Together we blend teas from garden herbs. Our MoHo Blend we make from nettle, comfrey, and lemon balm. Comfrey mends bones; nettle brims with minerals; lemon balm lifts the spirit. Holly grows native yarrow, too, and last week she showed me how to stop a cut from bleeding: chew a fresh leaf and press it to the wound.
This season, I’m also harvesting and drying figs. Sonoma County is fig country, rich with varieties — Black Mission, Brown Turkey, green Kadota, Adriatic. The fig in our own garden is called Celestial: small, pink-fleshed, and honey-sweet. I can’t resist foraging (with permission) from neighbors’ trees, and the green figs from the tree across the street are my favorite treat.
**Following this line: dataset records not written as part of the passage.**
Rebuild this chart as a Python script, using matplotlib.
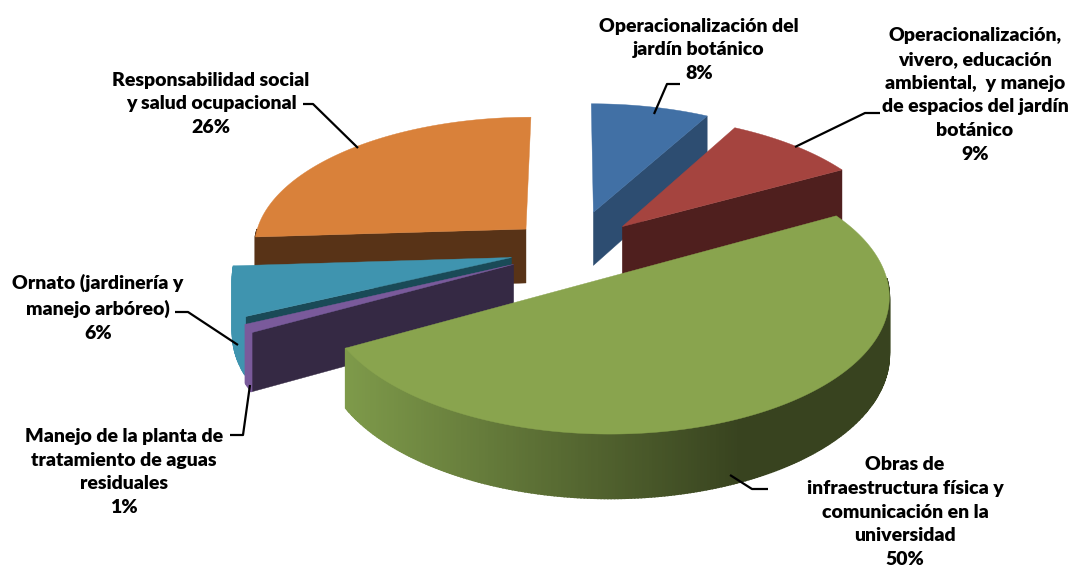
import numpy as np
import matplotlib
matplotlib.use('Agg')
import matplotlib.pyplot as plt

# slices, clockwise from 12 o'clock
labels = ['Operacionalización del\njardín botánico',
          'Operacionalización,\nvivero, educación\nambiental,  y manejo\nde espacios del jardín\nbotánico',
          'Obras de\ninfraestructura física y\ncomunicación en la\nuniversidad',
          'Manejo de la planta de\ntratamiento de aguas\nresiduales',
          'Ornato (jardinería y\nmanejo arbóreo)',
          'Responsabilidad social\ny salud ocupacional']
values = [8, 9, 50, 1, 6, 26]

# look of each slice
explode = [0.31, 0.26, 0.24, 0.24, 0.23, 0.24]
top_colors = ['#4170a5', '#a5443f', '#89a44e', '#7a5a9b', '#3f94af', '#d9813a']
wall_colors = ['#2d4d71', '#4f1f1e', '#38431f', '#352944', '#1a4a57', '#583317']
arc_colors = ['#2d4d71', '#4f1f1e', None, '#7a5a9b', '#3f94af', '#583317']
draw_order = [5, 4, 3, 0, 1, 2]

# label centres and leader lines, in pixels
label_pos = [(699, 50), (975, 95), (905, 512), (124, 472), (98, 308), (211, 104)]
leaders = [[(654, 114), (667, 84), (680, 84)],
           [(795, 147), (865, 113), (880, 113)],
           [(730, 475), (752, 489), (768, 489)],
           [(250, 385), (243, 435), (230, 435)],
           [(238, 345), (188, 312), (175, 312)],
           [(358, 148), (313, 104), (303, 104)]]

# fake 3d camera
CX, CY = 573, 250
R, RS = 274, 130
PERSP = 0.12
DEPTH = 55


def proj(x, y, z=0.0):
    w = 1 + PERSP * y
    return CX + R * x / w, CY - RS * y / w + DEPTH * z / w


def wall(x0, y0, x1, y1):
    return proj(np.array([x0, x1, x1, x0]), np.array([y0, y1, y1, y0]),
                np.array([0, 0, 1, 1]))


fig = plt.figure(figsize=(10.75, 5.75), dpi=100)
ax = fig.add_axes([0, 0, 1, 1])
ax.set_xlim(0, 1075)
ax.set_ylim(575, 0)
ax.axis('off')

fracs = np.array(values) / sum(values)
starts = 2 * np.pi * np.concatenate([[0], np.cumsum(fracs)[:-1]])
ends = starts + 2 * np.pi * fracs

for i in draw_order:
    mid = (starts[i] + ends[i]) / 2
    ox, oy = explode[i] * np.sin(mid), explode[i] * np.cos(mid)
    t = np.linspace(starts[i], ends[i], max(6, int(values[i] * 6)))
    xs, ys = ox + np.sin(t), oy + np.cos(t)

    # straight walls, only the ones facing the viewer
    if np.sin(starts[i]) < -1e-6:
        px, py = wall(ox, oy, xs[0], ys[0])
        ax.fill(px, py, color=wall_colors[i], lw=0.3)
    if np.sin(ends[i]) > 1e-6:
        px, py = wall(ox, oy, xs[-1], ys[-1])
        ax.fill(px, py, color=wall_colors[i], lw=0.3)

    # curved wall, in strips so green can shade from left to right
    for j in range(len(t) - 1):
        if np.cos((t[j] + t[j + 1]) / 2) > 0:
            continue
        px, py = wall(xs[j], ys[j], xs[j + 1], ys[j + 1])
        c = arc_colors[i]
        if c is None:
            g = np.clip((px.mean() - 345) / 395, 0, 1)
            a = np.array([0x7e, 0x9a, 0x4a]) / 255
            b = np.array([0x38, 0x43, 0x1f]) / 255
            c = tuple(a + (b - a) * g)
        ax.fill(px, py, color=c, lw=1.2)

    # top
    px, py = proj(np.r_[ox, xs], np.r_[oy, ys])
    ax.fill(px, py, color=top_colors[i], lw=0.3)

for i in range(len(labels)):
    line = np.array(leaders[i])
    ax.plot(line[:, 0], line[:, 1], color='black', lw=1.6, solid_capstyle='butt')
    ax.text(label_pos[i][0], label_pos[i][1], labels[i] + '\n' + str(values[i]) + '%',
            ha='center', va='center', family='Lato', weight='heavy', fontsize=14,
            linespacing=1.49, color='black')

fig.savefig('out.png', dpi=100)
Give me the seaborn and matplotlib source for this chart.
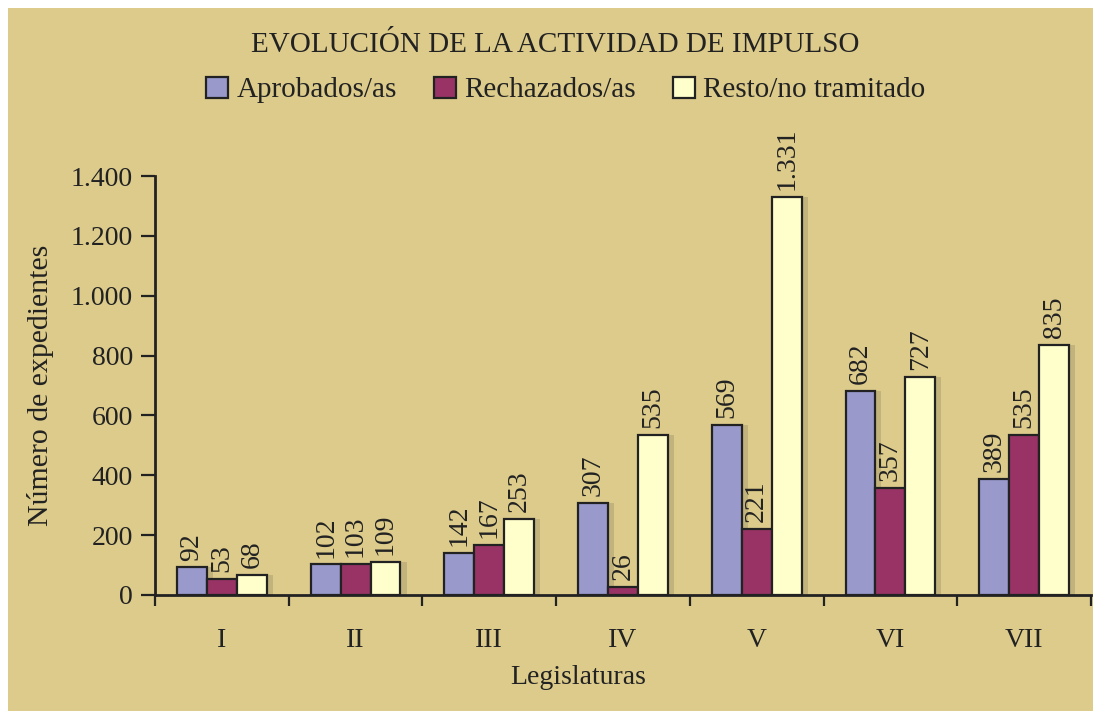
import matplotlib
matplotlib.use('Agg')
import matplotlib.pyplot as plt
from matplotlib.patches import Rectangle
from matplotlib.ticker import FuncFormatter, FixedLocator
import pandas as pd
import seaborn as sns

legislaturas = ['I', 'II', 'III', 'IV', 'V', 'VI', 'VII']
aprobados = [92, 102, 142, 307, 569, 682, 389]
rechazados = [53, 103, 167, 26, 221, 357, 535]
resto = [68, 109, 253, 535, 1331, 727, 835]
series = ['Aprobados/as', 'Rechazados/as', 'Resto/no tramitado']
colores = ['#9999cc', '#993366', '#ffffcc']

BG = '#dccb8b'
SHADOW = '#c2b37c'
INK = '#222222'


def miles(v):
    return f'{int(v):,}'.replace(',', '.')


df = pd.DataFrame({
    'legislatura': legislaturas * 3,
    'serie': [s for s in series for _ in legislaturas],
    'valor': aprobados + rechazados + resto,
})

sns.set_style('white')
plt.rcParams['font.family'] = ['Liberation Serif', 'DejaVu Serif']
plt.rcParams['text.color'] = INK

fig = plt.figure(figsize=(10.93, 7.11), dpi=100, facecolor='white')
fig.patches.append(Rectangle((8 / 1093, -0.1), 1.2, 1.1 - 8 / 711, transform=fig.transFigure,
                             facecolor=BG, edgecolor='none', zorder=-10))
ax = fig.add_axes([155 / 1093, 116 / 711, 936 / 1093, 419 / 711])
ax.set_facecolor('none')

sns.barplot(data=df, x='legislatura', y='valor', hue='serie', order=legislaturas,
            hue_order=series, palette=colores, width=0.672, gap=0,
            edgecolor=INK, linewidth=1.6, saturation=1, legend=False, ax=ax, zorder=3)

# shadows + value labels
bars = [p for p in ax.patches if isinstance(p, Rectangle) and p.get_height() > 0]
for p in bars:
    ax.add_patch(Rectangle((p.get_x() + 0.045, 0), p.get_width(), p.get_height(),
                           facecolor=SHADOW, edgecolor='none', zorder=2))
    ax.annotate(miles(p.get_height()), (p.get_x() + p.get_width() / 2, p.get_height()),
                xytext=(0, 5), textcoords='offset points', rotation=90,
                ha='center', va='bottom', fontsize=20, color=INK)

ax.set_xlim(-0.5, len(legislaturas) - 0.5)
ax.set_ylim(0, 1400)
ax.set_yticks(range(0, 1401, 200))
ax.yaxis.set_major_formatter(FuncFormatter(lambda v, _: miles(v)))
ax.tick_params(axis='y', direction='out', length=10, width=1.6, color=INK,
               labelsize=20, labelcolor=INK, pad=6, left=True)
ax.tick_params(axis='x', which='major', length=0, labelsize=20, labelcolor=INK, pad=24)
ax.xaxis.set_minor_locator(FixedLocator([i - 0.5 for i in range(len(legislaturas) + 1)]))
ax.tick_params(axis='x', which='minor', direction='out', length=8, width=1.6,
               color=INK, bottom=True)

for side in ['top', 'right']:
    ax.spines[side].set_visible(False)
for side in ['left', 'bottom']:
    ax.spines[side].set_color(INK)
    ax.spines[side].set_linewidth(2)
    ax.spines[side].set_zorder(5)

ax.set_xlabel('')
ax.set_ylabel('Número de expedientes', fontsize=21.5, color=INK, labelpad=12)
fig.text(578 / 1093, 1 - 678 / 711, 'Legislaturas', ha='center', va='center',
         fontsize=20, color=INK)

fig.text(555 / 1093, 1 - 45 / 711, 'EVOLUCIÓN DE LA ACTIVIDAD DE IMPULSO',
         ha='center', va='center', fontsize=21, color=INK)

handles = [Rectangle((0, 0), 1, 1, facecolor=c, edgecolor=INK, linewidth=1.6) for c in colores]
fig.legend(handles, series, loc='center', bbox_to_anchor=(566 / 1093, 1 - 90 / 711),
           ncol=3, frameon=False, fontsize=21, handlelength=0.75, handleheight=0.75,
           handletextpad=0.3, columnspacing=1.25)

fig.savefig('out.png', dpi=100, facecolor='white')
Earlier in the summer we dried peaches from our little orchard. We peeled and cored the apples that hang over from next door, simmered them into apple sauce and pie fillings for the freezer, and pressed the rest into juice with friends. These harvest gatherings always feel like old-time rituals, neighbors bound by fruit, labor, and laughter.
Our garden is more than soil and stems. It is a living grimoire — a book of green magic — where medicine, ritual, and daily life are entwined. Harvesting and making are rituals of resistance too: an antidote to the anxiety of a world slipping toward fascism. To touch leaf, fruit, and root is to salve our spirits, to root ourselves again in Mother Earth.